- Directed by: Derviş Zaim; Panicos Chrysanthou;
- Written by: Derviş Zaim; Panicos Chrysanthou;
- Produced by: Derviş Zaim; Panicos Chrysanthou;
- Cinematography: Feza Çaldıran; Andras Gero;
- Edited by: Berke Baş; Hallosi Lazslo;
- Music by: Mete Hatay
- Release date: 2004;
- Running time: 120 minutes
- Country: Turkey

= Parallel Trips =

Parallel Trips (Paralel Yolculuklar) is a 2004 Cypriot documentary film, written, produced and directed by Derviş Zaim and Panicos Chrysanthou, in which the two directors, from opposite sides of the divided island of Cyprus, record the human dramas that unfolded during the war of 1974 and the legacy that remains today.

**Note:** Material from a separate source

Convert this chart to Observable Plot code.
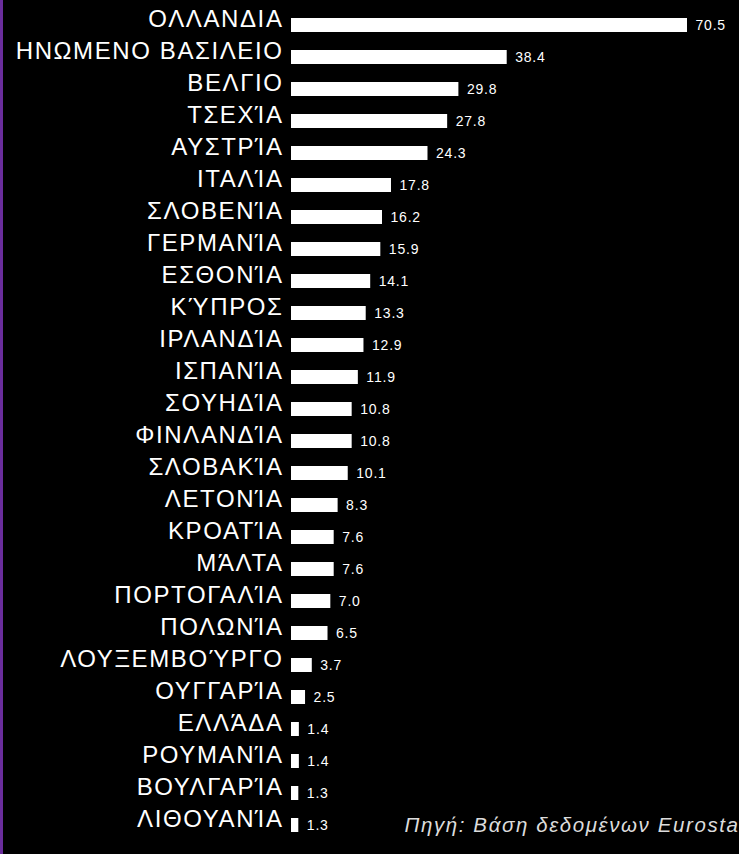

The film was screened at the Istanbul International Film Festival and the 12th London Turkish Film Festival.

== Festival Screenings ==
- Bodrum International Documentary Film Festival (2004)
- Istanbul International Film Festival (2004)
- 12th London Turkish Film Festival (2004)

== Reviews ==
Time Out London says that this, ambitious documentary, is a lengthy, slow-paced series of anecdotes narrated by those who experienced the horror of the troubles in Cyprus, both Turkish and Greek, which is, at times difficult to watch and poorly subtitled, This is a film, by the end of which peace, community and the experience of war take on much deeper meanings, where, the good nature of the people recounting their stories makes the actions of the past all the more incomprehensible.